== Aim of the task ==
Below are entries. Give back exactly the lines from the one containing "Emit a Python" through the one containing "fig = plt.figure(figsize=(7.78, 4.59), dpi=100)", inclusive, without the pictures.

══════

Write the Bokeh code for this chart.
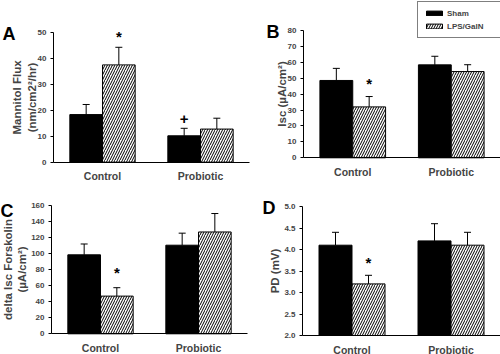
from bokeh.plotting import figure
from bokeh.layouts import row, column
from bokeh.models import (FixedTicker, Label, Whisker, TeeHead, ColumnDataSource,
                          Legend, LegendItem, Range1d, NumeralTickFormatter)
from bokeh.embed import file_html
from bokeh.resources import INLINE

groups = ["Control", "Probiotic"]
series = ["Sham", "LPS/GalN"]

mannitol_sham = [18.4, 10.2]
mannitol_sham_err = [3.9, 2.9]
mannitol_lps = [37.6, 12.8]
mannitol_lps_err = [6.8, 4.2]

isc_sham = [48.6, 58.4]
isc_sham_err = [7.6, 5.4]
isc_lps = [32.0, 54.2]
isc_lps_err = [6.5, 4.3]

forsk_sham = [98.5, 110.5]
forsk_sham_err = [13.5, 15.0]
forsk_lps = [47.0, 127.0]
forsk_lps_err = [10.5, 23.0]

pd_sham = [4.1, 4.2]
pd_sham_err = [0.3, 0.4]
pd_lps = [3.2, 4.1]
pd_lps_err = [0.2, 0.3]

# significance marks: (symbol, group index, series index, y value)
marks_a = [("*", 0, 1, 48.5), ("+", 1, 0, 16.5)]
marks_b = [("*", 0, 1, 46.5)]
marks_c = [("*", 0, 1, 76.0)]
marks_d = [("*", 0, 1, 3.70)]

ticks_a = [0, 10, 20, 30, 40, 50]
ticks_b = [0, 10, 20, 30, 40, 50, 60, 70, 80]
ticks_c = [0, 20, 40, 60, 80, 100, 120, 140, 160]
ticks_d = [2.0, 2.5, 3.0, 3.5, 4.0, 4.5, 5.0]

FONT = "Liberation Sans"
N_SLOTS = 6


def xpos(gi, si):
    return 1.5 + 3 * gi + (si - 0.5)


def make_panel(letter, letter_xy, ylabel, sham, sham_err, lps, lps_err, ticks, marks,
               geom, fmt="0", label_standoff=0, legend_xy=None):
    W, H, axis_x, right_px, y0_px, ytop_px = geom
    y0, y1 = ticks[0], ticks[-1]
    ux = (right_px - axis_x) / N_SLOTS
    uy = (y0_px - ytop_px) / (y1 - y0)
    xr = Range1d(-axis_x / ux, (W - axis_x) / ux)
    yr = Range1d(y0 - (H - y0_px) / uy, y1 + ytop_px / uy)
    p = figure(width=W, height=H, output_backend="svg", toolbar_location=None,
               x_range=xr, y_range=yr, min_border=0,
               min_border_left=0, min_border_right=0, min_border_top=0, min_border_bottom=0)
    p.outline_line_color = None
    p.xgrid.visible = False
    p.ygrid.visible = False
    p.background_fill_color = "white"
    p.border_fill_color = "white"

    xs_s = [xpos(i, 0) for i in range(len(groups))]
    xs_l = [xpos(i, 1) for i in range(len(groups))]
    r1 = p.vbar(x=xs_s, top=sham, bottom=y0, width=1, fill_color="black", line_color="black",
                line_width=1)
    r2 = p.vbar(x=xs_l, top=lps, bottom=y0, width=1, fill_color="white", line_color="black",
                line_width=1, hatch_pattern="/", hatch_color="black", hatch_scale=5,
                hatch_weight=1)

    for xs, vals, errs in ((xs_s, sham, sham_err), (xs_l, lps, lps_err)):
        src = ColumnDataSource(dict(x=xs, lower=vals,
                                    upper=[v + e for v, e in zip(vals, errs)]))
        w = Whisker(source=src, base="x", lower="lower", upper="upper", dimension="height",
                    line_color="black", line_width=1,
                    upper_head=TeeHead(size=7, line_color="black", line_width=1),
                    lower_head=None)
        p.add_layout(w)

    for sym, gi, si, yv in marks:
        p.add_layout(Label(x=xpos(gi, si), y=yv, text=sym, text_align="center",
                           text_baseline="middle", text_font=FONT, text_font_style="bold",
                           text_font_size="15px", text_color="black"))

    p.add_layout(Label(x=letter_xy[0], y=letter_xy[1], x_units="screen", y_units="screen",
                       text=letter, text_font=FONT, text_font_style="bold",
                       text_font_size="18px", text_baseline="alphabetic", text_color="black"))

    ya = p.yaxis[0]
    ya.fixed_location = 0
    ya.bounds = (y0, y1)
    ya.ticker = FixedTicker(ticks=ticks)
    ya.formatter = NumeralTickFormatter(format=fmt)
    ya.axis_label = ylabel
    ya.axis_label_text_font = FONT
    ya.axis_label_text_font_style = "bold"
    ya.axis_label_text_font_size = "11.5px"
    ya.axis_label_standoff = label_standoff
    ya.major_label_text_font = FONT
    ya.major_label_text_font_style = "bold"
    ya.major_label_text_font_size = "8px"
    ya.major_label_standoff = 4
    ya.major_tick_in = 0
    ya.major_tick_out = 3
    ya.minor_tick_line_color = None
    ya.axis_line_color = "black"

    xa = p.xaxis[0]
    xa.fixed_location = y0
    xa.bounds = (0, N_SLOTS)
    tick_x = [xpos(i, 0) + 0.5 for i in range(len(groups))]
    xa.ticker = FixedTicker(ticks=tick_x)
    xa.major_label_overrides = {t: g for t, g in zip(tick_x, groups)}
    xa.major_label_text_font = FONT
    xa.major_label_text_font_style = "bold"
    xa.major_label_text_font_size = "10.5px"
    xa.major_label_standoff = 8
    xa.major_tick_in = 0
    xa.major_tick_out = 0
    xa.major_tick_line_color = None
    xa.minor_tick_line_color = None
    xa.axis_line_color = "black"

    if legend_xy is not None:
        lg = Legend(items=[LegendItem(label=series[0], renderers=[r1]),
                           LegendItem(label=series[1], renderers=[r2])],
                    location=legend_xy, orientation="vertical",
                    glyph_width=20, glyph_height=6, label_height=10, label_width=47,
                    label_standoff=3, spacing=3, padding=6, margin=0,
                    label_text_font=FONT, label_text_font_style="bold",
                    label_text_font_size="8px", border_line_color="black",
                    border_line_width=1, background_fill_color="white",
                    background_fill_alpha=1.0)
        p.add_layout(lg)
    return p


# geometry: width, height, y-axis x px, x-axis right end px, y-start px, y-end px
pA = make_panel("A", (2, 152), "Mannitol Flux\n(nm/cm2\u00b2/hr)",
                mannitol_sham, mannitol_sham_err, mannitol_lps, mannitol_lps_err,
                ticks_a, marks_a, (250, 185, 53, 249, 161.7, 32.3), label_standoff=-3)
pB = make_panel("B", (16, 154), "Isc (\u00b5A/cm\u00b2)",
                isc_sham, isc_sham_err, isc_lps, isc_lps_err,
                ticks_b, marks_b, (250, 185, 53, 250, 157.3, 30.0), label_standoff=-3,
                legend_xy=(167, 147))
pC = make_panel("C", (0, 144), "delta Isc Forskolin\n(\u00b5A/cm\u00b2)",
                forsk_sham, forsk_sham_err, forsk_lps, forsk_lps_err,
                ticks_c, marks_c, (250, 169, 51, 247, 148.3, 20.0))
pD = make_panel("D", (12, 147), "PD (mV)",
                pd_sham, pd_sham_err, pd_lps, pd_lps_err,
                ticks_d, marks_d, (250, 169, 52, 250, 150.0, 21.0), fmt="0.0")

layout = row(column(pA, pC), column(pB, pD))
open("out.html", "w").write(file_html(layout, INLINE))
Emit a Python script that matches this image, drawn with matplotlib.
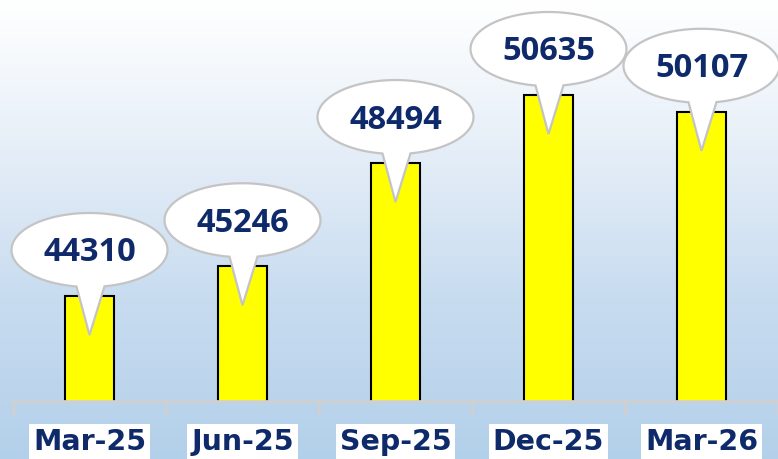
import numpy as np
import matplotlib
matplotlib.use("Agg")
import matplotlib.pyplot as plt
import matplotlib.transforms as mtransforms
from matplotlib.path import Path
from matplotlib.patches import PathPatch
from matplotlib.colors import LinearSegmentedColormap

# Chart data
quarters = ["Mar-25", "Jun-25", "Sep-25", "Dec-25", "Mar-26"]
values = [44310, 45246, 48494, 50635, 50107]

navy = "#0f2a6a"
bar_yellow = "#ffff00"

fig = plt.figure(figsize=(7.78, 4.59), dpi=100)

# Background gradient (white at top to light blue at bottom)
bg = fig.add_axes([0, 0, 1, 1], zorder=0)
bg_cmap = LinearSegmentedColormap.from_list(
    "bg", [(0.0, "#b3d0ea"), (0.35, "#c8dcf0"), (0.6, "#dfeaf6"), (0.85, "#f4f8fc"), (1.0, "#ffffff")]
)
grad = np.linspace(0, 1, 256).reshape(-1, 1)
bg.imshow(grad, aspect="auto", cmap=bg_cmap, origin="lower", extent=[0, 1, 0, 1])
bg.set_axis_off()

W, H = 778, 459
ax = fig.add_axes([13 / W, (H - 401) / H, 765 / W, 401 / H], zorder=1)
ax.patch.set_alpha(0)

x = np.arange(len(quarters))
ax.bar(x, values, width=0.32, color=bar_yellow, edgecolor="black", linewidth=1.5, zorder=2)

ax.set_xlim(-0.5, len(quarters) - 0.5)
ax.set_ylim(41006, 53624)

for s in ["top", "right", "left"]:
    ax.spines[s].set_visible(False)
ax.spines["bottom"].set_color("#d0d0d0")
ax.spines["bottom"].set_linewidth(2)
ax.set_yticks([])
ax.set_xticks(np.arange(-0.5, len(quarters) + 0.5, 1.0))
ax.tick_params(axis="x", length=10, width=2, color="#d0d0d0", labelbottom=False)


def bubble_path(cy=46, a=78, b=37, xl=-13, xr=15, tip=-39):
    # ellipse with a pointer towards (0, tip), in pixel units
    tl = np.arctan2(-np.sqrt(1 - (xl / a) ** 2), xl / a) % (2 * np.pi)
    tr = np.arctan2(-np.sqrt(1 - (xr / a) ** 2), xr / a)
    ts = np.linspace(tr, tl, 120)
    pts = [(a * np.cos(t), cy + b * np.sin(t)) for t in ts]
    pts.append((0, tip))
    pts.append(pts[0])
    codes = [Path.MOVETO] + [Path.LINETO] * (len(pts) - 2) + [Path.CLOSEPOLY]
    return Path(pts, codes)


path = bubble_path()
for xi, v in zip(x, values):
    tr = mtransforms.Affine2D() + mtransforms.ScaledTranslation(xi, v, ax.transData)
    ax.add_patch(PathPatch(path, transform=tr, facecolor="white", edgecolor="#c4c4c4",
                           linewidth=1.6, zorder=3, clip_on=False))
    ax.annotate(str(v), xy=(xi, v), xytext=(0, 43), textcoords="offset pixels",
                ha="center", va="center", fontsize=23.5, fontweight="bold",
                family="Open Sans", color=navy, zorder=4)

for xi, q in zip(x, quarters):
    ax.annotate(q, xy=(xi, 0), xycoords=("data", "axes fraction"), xytext=(0, -41),
                textcoords="offset pixels", ha="center", va="center",
                fontsize=20.5, fontweight="bold", family="DejaVu Sans", color=navy,
                bbox=dict(boxstyle="square,pad=0.14", facecolor="white", edgecolor="none"))

fig.savefig("out.png", dpi=100)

══════

== Result for this task ==
Emit a Python script that matches this image, drawn with matplotlib.
import numpy as np
import matplotlib
matplotlib.use("Agg")
import matplotlib.pyplot as plt
import matplotlib.transforms as mtransforms
from matplotlib.path import Path
from matplotlib.patches import PathPatch
from matplotlib.colors import LinearSegmentedColormap

# Chart data
quarters = ["Mar-25", "Jun-25", "Sep-25", "Dec-25", "Mar-26"]
values = [44310, 45246, 48494, 50635, 50107]

navy = "#0f2a6a"
bar_yellow = "#ffff00"

fig = plt.figure(figsize=(7.78, 4.59), dpi=100)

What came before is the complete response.